だが、遠藤はアンソニーの特別の計らいでアトリエでの作業の参加を許された。
日本での遠藤の仕事を認めてくれたからだ。
靴作りの作業は、日本で経験した作業とはいささか違う、基本は同じでも流れは、まるで新しい感性が渦巻く集団に放り込まれたような雰囲気を感じた。
新しい自分に挑戦だと言い聞かせた。
靴の魅力ばかりかフランスの文化に触れる喜びと震えが身体に伝わる。
アンソニーの技を捉えられるか、自分の能力との勝負が始まる。
フランス人と日本人の感性ばかりか体形も違う、当然足型もまるで違う。
それを踏まえて青年遠藤は靴に挑んでいった。
半年の修行予定が三ヶ月に短縮された。
理由はアントニーが靴の宝石といわれているイタリア名門靴「ベルルッティ・BERLUTI」から誘われたからだ。
アンソニーの靴は、それまでパリの彼のショップで収まっていたが理由があって閉店した。その彼の靴技能を高くかっていた「ベルルッティ」が彼を引き抜いた。
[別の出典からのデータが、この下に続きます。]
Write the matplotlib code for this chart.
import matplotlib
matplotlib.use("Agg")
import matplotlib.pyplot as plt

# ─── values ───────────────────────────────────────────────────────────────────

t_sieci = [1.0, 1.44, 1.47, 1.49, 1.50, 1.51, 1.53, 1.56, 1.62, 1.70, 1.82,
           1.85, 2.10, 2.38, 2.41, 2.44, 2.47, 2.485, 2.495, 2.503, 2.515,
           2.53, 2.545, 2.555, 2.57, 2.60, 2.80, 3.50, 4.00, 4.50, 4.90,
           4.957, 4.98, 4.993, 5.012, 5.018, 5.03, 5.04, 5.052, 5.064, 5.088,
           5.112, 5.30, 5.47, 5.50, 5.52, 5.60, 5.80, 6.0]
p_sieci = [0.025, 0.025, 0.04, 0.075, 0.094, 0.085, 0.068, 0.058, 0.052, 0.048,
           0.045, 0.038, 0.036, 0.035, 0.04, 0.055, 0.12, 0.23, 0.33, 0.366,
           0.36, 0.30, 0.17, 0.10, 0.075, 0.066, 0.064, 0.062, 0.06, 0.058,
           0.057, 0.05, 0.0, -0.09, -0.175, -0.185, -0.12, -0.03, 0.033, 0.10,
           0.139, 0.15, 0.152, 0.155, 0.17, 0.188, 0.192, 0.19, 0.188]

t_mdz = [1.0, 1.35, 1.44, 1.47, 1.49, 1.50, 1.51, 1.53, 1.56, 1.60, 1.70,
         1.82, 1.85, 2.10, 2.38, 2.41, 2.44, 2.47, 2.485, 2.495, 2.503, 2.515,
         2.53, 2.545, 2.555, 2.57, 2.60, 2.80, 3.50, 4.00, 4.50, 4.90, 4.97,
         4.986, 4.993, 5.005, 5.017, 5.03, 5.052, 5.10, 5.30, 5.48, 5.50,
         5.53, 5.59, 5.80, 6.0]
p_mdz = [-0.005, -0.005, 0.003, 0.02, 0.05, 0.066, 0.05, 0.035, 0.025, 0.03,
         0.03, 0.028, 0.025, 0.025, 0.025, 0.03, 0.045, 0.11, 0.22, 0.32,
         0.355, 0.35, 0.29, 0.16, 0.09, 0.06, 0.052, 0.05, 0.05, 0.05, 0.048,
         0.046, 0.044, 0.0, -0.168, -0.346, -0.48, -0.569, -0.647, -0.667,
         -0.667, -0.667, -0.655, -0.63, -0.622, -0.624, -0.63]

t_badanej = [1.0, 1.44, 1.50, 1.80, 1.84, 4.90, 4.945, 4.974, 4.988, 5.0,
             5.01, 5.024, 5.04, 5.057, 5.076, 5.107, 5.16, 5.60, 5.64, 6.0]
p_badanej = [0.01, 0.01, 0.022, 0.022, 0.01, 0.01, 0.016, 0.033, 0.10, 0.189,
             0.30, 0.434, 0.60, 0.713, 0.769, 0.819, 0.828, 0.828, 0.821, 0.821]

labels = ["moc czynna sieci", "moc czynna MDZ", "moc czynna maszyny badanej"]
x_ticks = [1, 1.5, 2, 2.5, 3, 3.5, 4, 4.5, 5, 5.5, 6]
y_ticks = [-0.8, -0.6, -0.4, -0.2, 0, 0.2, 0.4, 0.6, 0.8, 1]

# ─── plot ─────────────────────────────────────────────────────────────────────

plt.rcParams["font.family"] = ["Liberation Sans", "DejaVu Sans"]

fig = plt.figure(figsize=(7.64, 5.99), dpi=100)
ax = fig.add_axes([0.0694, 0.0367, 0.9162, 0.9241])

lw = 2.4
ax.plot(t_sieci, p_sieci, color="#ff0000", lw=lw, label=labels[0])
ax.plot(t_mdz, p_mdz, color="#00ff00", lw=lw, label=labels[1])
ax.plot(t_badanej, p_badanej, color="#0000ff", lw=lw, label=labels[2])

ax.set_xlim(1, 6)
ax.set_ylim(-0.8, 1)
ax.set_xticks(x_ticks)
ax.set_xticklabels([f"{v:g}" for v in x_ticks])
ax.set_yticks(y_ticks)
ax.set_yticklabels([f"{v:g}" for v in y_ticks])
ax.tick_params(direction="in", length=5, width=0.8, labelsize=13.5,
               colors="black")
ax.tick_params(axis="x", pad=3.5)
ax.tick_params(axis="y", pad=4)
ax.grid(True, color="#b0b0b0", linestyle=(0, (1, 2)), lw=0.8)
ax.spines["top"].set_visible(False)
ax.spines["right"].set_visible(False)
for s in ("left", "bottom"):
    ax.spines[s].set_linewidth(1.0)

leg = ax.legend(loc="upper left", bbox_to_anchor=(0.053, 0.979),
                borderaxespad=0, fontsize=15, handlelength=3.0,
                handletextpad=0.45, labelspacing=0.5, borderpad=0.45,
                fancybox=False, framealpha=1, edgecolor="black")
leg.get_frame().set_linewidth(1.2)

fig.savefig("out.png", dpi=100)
遠藤は当方にくれた、まだ、まだ、未知数の自分に自信がない。
どうしたらいいのか、途方に暮れた。
悩みは尽きない、まだ技術も未熟だ。
だが、アントニーの事情も理解しなくては、一度日本に戻ろうと決心した。
積み重ねてきた大きな財産を持って日本に戻った。
しかし、心はまだフランスパリにある。
フランスで学んだ技術をもっと磨こうと帰国しても心に誓った。
遠藤現在34歳、1979年生まれだ。
現在品川不動前に小さなショップを出している。
名前はShoerpain「Gentille」(フランス語で、優しい靴屋)だ。
遠藤の人柄が、そのまま店の雰囲気を作り上げている。
フランスから戻り、元の職場で働く事になったが自分は納得できなかった。
職場は歓迎してくれ、大切にして扱ってくれたが心は自分の"靴"で一杯だ。
フランスに戻りたい、心は自分の靴を作りたい、悩んでいた。
そんなとき、友人達の助けでアトリエ、兼、ショップがオープン出来た。
自分の靴も一足一足とショップの店頭に並べることに喜びを感じ始めた。
まだ、少ない自作の靴だが自信はある。
確かに美しい、形ばかりか丁寧さもずば抜けている。
アトリエに並べられている遠藤の靴は紛れもないメイド・イン・フランスだ。
彼の靴には、ブランドネーム、"79"が靴裏のどこかに押されている。
フランス語で、Soixante-deix-neut "79" だ。
何か意味がありそうだが、彼に聞くと、
自分の誕生が1979年だからだそうだ。
これから何年かで、"79"この靴は確かな答えを出す筈だ。
"匠"に向けての若き靴職人の挑戦は始まったばかりだ、"79"は注目だ。
「NAGASAWAMAGAZINE」はこの先も、彼の手元の動きから目をそらせない。